Deleting misconduct: The expungement of BrokerCheck records
Researchers have also discovered how often unscrupulous advisers try to expunge their records of misconduct. In their research, Honigsberg and co-author Matthew Jacob, a researcher at Opportunity Insights, examine “a controversial process, known as expungement, which allows brokers to remove evidence of financial misconduct from public records.
From 2007 to 2016, Honigsberg and co-author Matthew Jacob identified 6,660 expungement requests, suggesting that brokers attempt to expunge 12% of the allegations of misconduct reported by customers and firms. “When these requests are adjudicated on the merits, arbitrators approve expungement 84% of the time,” the researchers wrote in their abstract.
But these expungements, the authors discovered, “significantly predict future misconduct; brokers with prior expungements are 3.3 times as likely to engage in new misconduct as the average broker,” they wrote.
What’s more Honigsberg and Jacob provided evidence that brokers who receive expungement are more likely to reoffend than brokers who are denied expungement. And if all that wasn’t bad enough, the researchers discovered that “expungements improve long-term career prospects.”
The market for financial adviser misconduct
Want more evidence of the need to adopt a zero-trust protocol? Consider research from Mark Egan, an assistant professor at Harvard Business School, Amit Seru, a professor at Stanford University, and Gregor Matvos, a professor at the University of Texas at Austin.
Those researchers found that 7% of advisers have misconduct records, and this share reaches more than 15% at some of the largest firms. What’s more, the researchers noted in their abstract that roughly one-third of advisers with misconduct are repeat offenders.
The good news: Approximately half of advisers lose their jobs after misconduct.
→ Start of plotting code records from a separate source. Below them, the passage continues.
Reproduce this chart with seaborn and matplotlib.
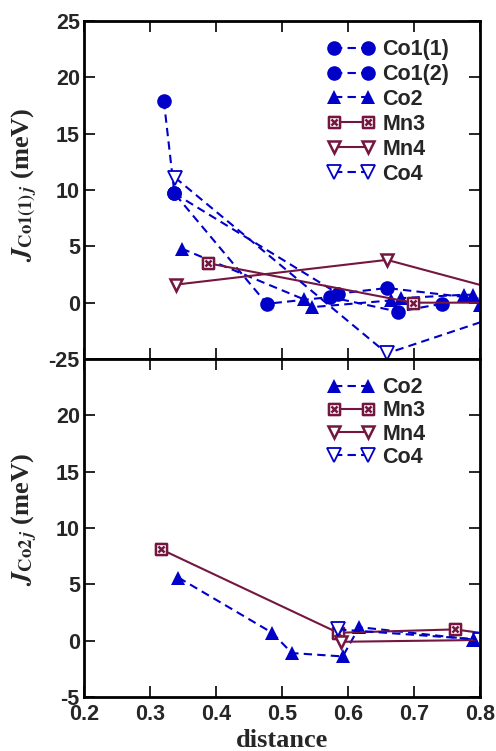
import matplotlib
matplotlib.use('Agg')
import matplotlib.pyplot as plt
import seaborn as sns
from matplotlib.path import Path

sns.set_style('ticks')
plt.rcParams['font.family'] = ['Liberation Sans', 'DejaVu Sans']
plt.rcParams['font.weight'] = 'bold'
plt.rcParams['mathtext.fontset'] = 'stix'

BLUE = '#0000c8'
MAROON = '#74163f'

# ---------------- data: top panel (neighbours of Co1(1)) ----------------
top_co11_x = [0.321, 0.337, 0.477, 0.573, 0.676, 0.742]
top_co11_y = [17.9, 9.7, -0.1, 0.5, -0.8, -0.1]
top_co12_x = [0.337, 0.585, 0.659, 0.85]
top_co12_y = [9.7, 0.8, 1.3, 0.0]
top_co2_x = [0.348, 0.533, 0.545, 0.665, 0.68, 0.775, 0.79, 0.80]
top_co2_y = [4.8, 0.3, -0.4, 0.2, 0.4, 0.7, 0.7, -0.2]
top_mn3_x = [0.388, 0.698, 0.85]
top_mn3_y = [3.5, 0.0, 0.0]
top_mn4_x = [0.339, 0.659, 0.90]
top_mn4_y = [1.6, 3.8, 0.0]
top_co4_x = [0.338, 0.659, 0.90]
top_co4_y = [11.1, -4.5, 0.2]

# ---------------- data: bottom panel (neighbours of Co2) ----------------
bot_co2_x = [0.343, 0.485, 0.515, 0.592, 0.617, 0.79, 0.85]
bot_co2_y = [5.6, 0.7, -1.1, -1.4, 1.2, 0.1, -0.3]
bot_mn3_x = [0.317, 0.585, 0.762, 0.85]
bot_mn3_y = [8.1, 0.7, 1.0, 0.3]
bot_mn4_x = [0.59, 0.85]
bot_mn4_y = [-0.1, 0.1]
bot_co4_x = [0.585, 0.80, 0.85]
bot_co4_y = [1.0, 0.1, -0.1]

x_ticks = [0.2, 0.3, 0.4, 0.5, 0.6, 0.7, 0.8]
x_ticklabels = ['0.2', '0.3', '0.4', '0.5', '0.6', '0.7', '0.8']
y_ticks = [-5, 0, 5, 10, 15, 20, 25]
top_yticklabels = ['-25', '0', '5', '10', '15', '20', '25']
bot_yticklabels = ['-5', '0', '5', '10', '15', '20', '']

# custom "boxed x" marker for Mn3
box_x = Path([(-1, -1), (1, -1), (1, 1), (-1, 1), (-1, -1),
              (-0.55, -0.55), (0.55, 0.55), (-0.55, 0.55), (0.55, -0.55)],
             [Path.MOVETO, Path.LINETO, Path.LINETO, Path.LINETO, Path.CLOSEPOLY,
              Path.MOVETO, Path.LINETO, Path.MOVETO, Path.LINETO])

DASH = (0, (4, 2.5))
STYLES = {
    'Co1': dict(color=BLUE, linestyle=DASH, marker='o', markerfacecolor=BLUE, markersize=10.5, markeredgewidth=0),
    'Co2': dict(color=BLUE, linestyle=DASH, marker='^', markerfacecolor=BLUE, markersize=10.5, markeredgewidth=0),
    'Mn3': dict(color=MAROON, linestyle='-', marker=box_x, markerfacecolor='white', markersize=8, markeredgewidth=1.8),
    'Mn4': dict(color=MAROON, linestyle='-', marker='v', markerfacecolor='white', markersize=9, markeredgewidth=1.8),
    'Co4': dict(color=BLUE, linestyle=DASH, marker='v', markerfacecolor='white', markersize=10, markeredgewidth=1.3),
}

FS = 15.5

fig = plt.figure(figsize=(4.96, 7.51), dpi=100)
W, H = 496.0, 751.0
ax_top = fig.add_axes([84 / W, 1 - 359 / H, 396 / W, 338 / H])
ax_bot = fig.add_axes([84 / W, 1 - 697 / H, 396 / W, 338 / H])


def draw(ax, x, y, key, label):
    st = dict(STYLES[key])
    color = st.pop('color')
    sns.lineplot(x=x, y=y, ax=ax, color=color, markeredgecolor=color,
                 linewidth=1.5, sort=False, estimator=None, **st)
    line = ax.lines[-1]
    line.set_label(label)
    return line


h_top = [
    draw(ax_top, top_co11_x, top_co11_y, 'Co1', 'Co1(1)'),
    draw(ax_top, top_co12_x, top_co12_y, 'Co1', 'Co1(2)'),
    draw(ax_top, top_co2_x, top_co2_y, 'Co2', 'Co2'),
    draw(ax_top, top_mn3_x, top_mn3_y, 'Mn3', 'Mn3'),
    draw(ax_top, top_mn4_x, top_mn4_y, 'Mn4', 'Mn4'),
    draw(ax_top, top_co4_x, top_co4_y, 'Co4', 'Co4'),
]
h_bot = [
    draw(ax_bot, bot_co2_x, bot_co2_y, 'Co2', 'Co2'),
    draw(ax_bot, bot_mn3_x, bot_mn3_y, 'Mn3', 'Mn3'),
    draw(ax_bot, bot_mn4_x, bot_mn4_y, 'Mn4', 'Mn4'),
    draw(ax_bot, bot_co4_x, bot_co4_y, 'Co4', 'Co4'),
]

for ax, ylabs in ((ax_top, top_yticklabels), (ax_bot, bot_yticklabels)):
    ax.set_xlim(0.2, 0.8)
    ax.set_ylim(-5, 25)
    ax.set_xticks(x_ticks)
    ax.set_yticks(y_ticks)
    ax.set_yticklabels(ylabs)
    ax.tick_params(direction='in', length=8, width=1.4, top=True, right=True,
                   labelsize=FS, pad=3)
    for sp in ax.spines.values():
        sp.set_linewidth(2)
        sp.set_color('black')
    for t in ax.get_yticklabels() + ax.get_xticklabels():
        t.set_fontweight('bold')
    ax.set_xlabel('')
    ax.set_ylabel('')

ax_top.set_xticklabels([])
ax_bot.set_xticklabels(x_ticklabels)
ax_bot.tick_params(axis='x', pad=5)

lab_font = dict(family=['Liberation Serif', 'DejaVu Serif'], fontweight='bold', fontsize=19)
ax_top.set_ylabel(r'$\mathbfit{J}_{\mathbf{Co1(1)}\,\mathbfit{j}}$ (meV)', va='center', ha='center', **lab_font)
ax_bot.set_ylabel(r'$\mathbfit{J}_{\mathbf{Co2}\,\mathbfit{j}}$ (meV)', va='center', ha='center', **lab_font)
ax_top.yaxis.set_label_coords(-0.148, 0.515)
ax_bot.yaxis.set_label_coords(-0.148, 0.524)
ax_bot.set_xlabel('distance', va='center', ha='center', **lab_font)
ax_bot.xaxis.set_label_coords(0.5, -0.13)

leg_kw = dict(frameon=False, numpoints=2, handlelength=2.2, handletextpad=0.35,
              borderpad=0, borderaxespad=0,
              prop=dict(family='Liberation Sans', weight='bold', size=FS), loc='upper left')
ax_top.legend(handles=h_top, bbox_to_anchor=(0.615, 0.946), labelspacing=0.18, **leg_kw)
ax_bot.legend(handles=h_bot, bbox_to_anchor=(0.615, 0.946), labelspacing=0.1, **leg_kw)

fig.savefig('out.png', dpi=100)
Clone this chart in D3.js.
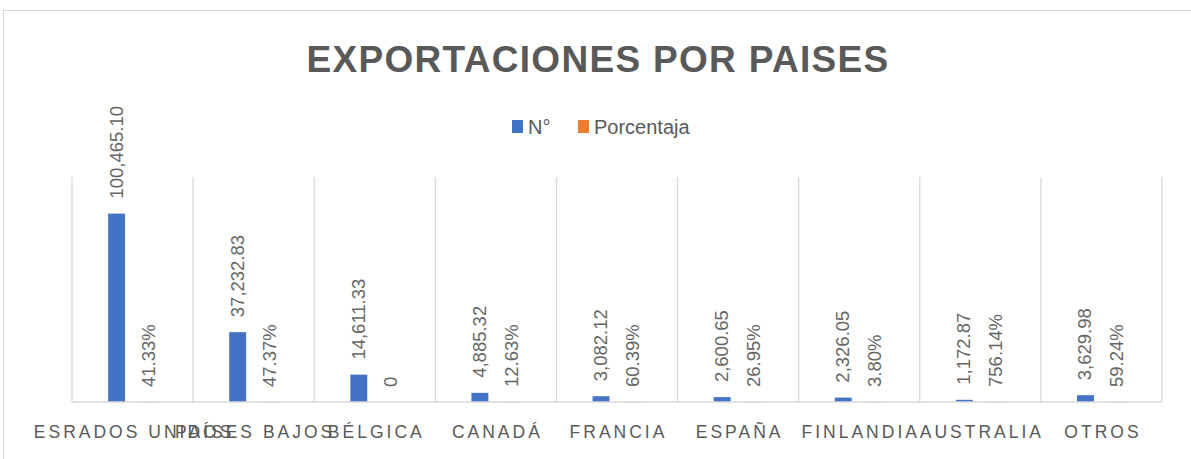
<!DOCTYPE html>
<html>
<head>
<meta charset="utf-8">
<script src="https://cdn.jsdelivr.net/npm/d3@7/dist/d3.min.js"></script>
<style>
body {
  margin: 0;
  background-color: white;
}
text {
  font-family: "Liberation Sans", sans-serif;
  fill: #595959;
}
</style>
</head>
<body>
<script>
const categories = ["ESRADOS UNIDOS", "PAÍSES BAJOS", "BÉLGICA", "CANADÁ", "FRANCIA",
                    "ESPAÑA", "FINLANDIA", "AUSTRALIA", "OTROS"];
const numero = [100465.10, 37232.83, 14611.33, 4885.32, 3082.12, 2600.65, 2326.05, 1172.87, 3629.98];
const porcentaja = [0.4133, 0.4737, 0, 0.1263, 0.6039, 0.2695, 0.0380, 7.5614, 0.5924];
const seriesNames = ["N°", "Porcentaja"];
const colors = ["#4472c4", "#ed7d31"];
const yMax = 120000;

const W = 1191, H = 459;
const svg = d3.select("body").append("svg")
  .attr("width", W)
  .attr("height", H);

// chart area border
svg.append("rect")
  .attr("x", 3.5).attr("y", 10.5)
  .attr("width", W + 10).attr("height", H + 10)
  .attr("fill", "white")
  .attr("stroke", "#d9d9d9");

const margin = {top: 177, right: 29, bottom: 57, left: 72};
const width = W - margin.left - margin.right;
const height = H - margin.top - margin.bottom;
const g = svg.append("g")
  .attr("transform", `translate(${margin.left}, ${margin.top})`);

const x = d3.scaleBand().domain(categories).range([0, width]).padding(0);
const xs = d3.scaleBand().domain(seriesNames).range([0, x.bandwidth()])
  .paddingInner(0.47).paddingOuter(1.13);
const y = d3.scaleLinear().domain([0, yMax]).range([height, 0]);

// vertical gridlines at category boundaries
const bounds = categories.map(c => x(c)).concat([width]);
g.selectAll(".grid")
  .data(bounds)
  .join("line")
  .attr("x1", d => d).attr("x2", d => d)
  .attr("y1", 0).attr("y2", height)
  .attr("stroke", "#d9d9d9")
  .attr("stroke-width", 1.3);

const rows = categories.map((c, i) => ({cat: c, vals: [numero[i], porcentaja[i]]}));

const fmtN = d3.format(",.2f");
const fmtP = v => v === 0 ? "0" : d3.format(".2%")(v);

const grp = g.selectAll(".cat")
  .data(rows)
  .join("g")
  .attr("transform", d => `translate(${x(d.cat)}, 0)`);

grp.selectAll("rect")
  .data(d => d.vals.map((v, k) => ({s: seriesNames[k], v, k})))
  .join("rect")
  .attr("x", d => xs(d.s))
  .attr("width", xs.bandwidth())
  .attr("y", d => y(d.v))
  .attr("height", d => Math.max(height - y(d.v), d.v > 0 ? 0.4 : 0))
  .attr("fill", d => colors[d.k]);

grp.selectAll(".lbl")
  .data(d => d.vals.map((v, k) => ({s: seriesNames[k], v, k})))
  .join("text")
  .attr("class", "lbl")
  .attr("transform", d => `translate(${xs(d.s) + xs.bandwidth() / 2 + 6}, ${y(d.v) - 15}) rotate(-90)`)
  .attr("font-size", 18.5)
  .style("fill", "#666")
  .text(d => d.k === 0 ? fmtN(d.v) : fmtP(d.v));

// baseline
g.append("line")
  .attr("x1", 0).attr("x2", width)
  .attr("y1", height).attr("y2", height)
  .attr("stroke", "#d9d9d9")
  .attr("stroke-width", 1.3);

// category axis
const xAxis = d3.axisBottom(x).tickSize(0).tickPadding(0);
const ax = g.append("g")
  .attr("transform", `translate(0, ${height})`)
  .call(xAxis);
ax.select(".domain").remove();
ax.selectAll("text")
  .attr("y", 36)
  .attr("dy", 0)
  .attr("dx", 1.5)
  .style("font-family", "Liberation Sans, sans-serif")
  .style("font-size", "17.5px")
  .style("letter-spacing", "3px")
  .style("fill", "#595959");

// title
svg.append("text")
  .attr("x", 598).attr("y", 72)
  .attr("text-anchor", "middle")
  .attr("font-size", 37)
  .attr("font-weight", "bold")
  .style("letter-spacing", "1.3px")
  .text("EXPORTACIONES POR PAISES");

// legend
const legend = svg.append("g").attr("transform", "translate(512, 120)");
const legX = [0, 66];
seriesNames.forEach((s, i) => {
  legend.append("rect")
    .attr("x", legX[i]).attr("y", 0)
    .attr("width", 11).attr("height", 13)
    .attr("fill", colors[i]);
  legend.append("text")
    .attr("x", legX[i] + 16).attr("y", 14)
    .attr("font-size", 20)
    .text(s);
});
</script>
</body>
</html>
The bad news: “The labor market partially undoes firm-level discipline by rehiring such advisers,” the researchers wrote.
And the hard part for those seeking advisers is this: “Firms that persistently engage in misconduct coexist with firms that have clean records,” the researchers wrote. And this phenomenon, the researchers discovered, may be explained by some firms “specializing” in misconduct and catering to unsophisticated consumers.
Let’s be clear, most advisers are good apples and have nothing to hide. And since they’ve got nothing to hide, they won’t mind being put through the paces, they won’t mind if you adopt a zero-trust protocol. On the other hand, the bad apples have lots to hide and with hope you’ll uncover their misconduct long before you turn over your money to someone who might do right by you, who might not act in your best interest.
“Please adopt a zero-trust attitude when it comes to your money,” said Loveland. “That would be really good. Then the converse of that is it’s more difficult to be cheated when you don’t trust anyone.”
For his part, Rostad offered this advice: “The overriding message to investors and consumers is ‘buyer beware.’ Very few states offer investors the minimum tool to do so and to protect themselves. And this is a risk consumers are simply unaware of.”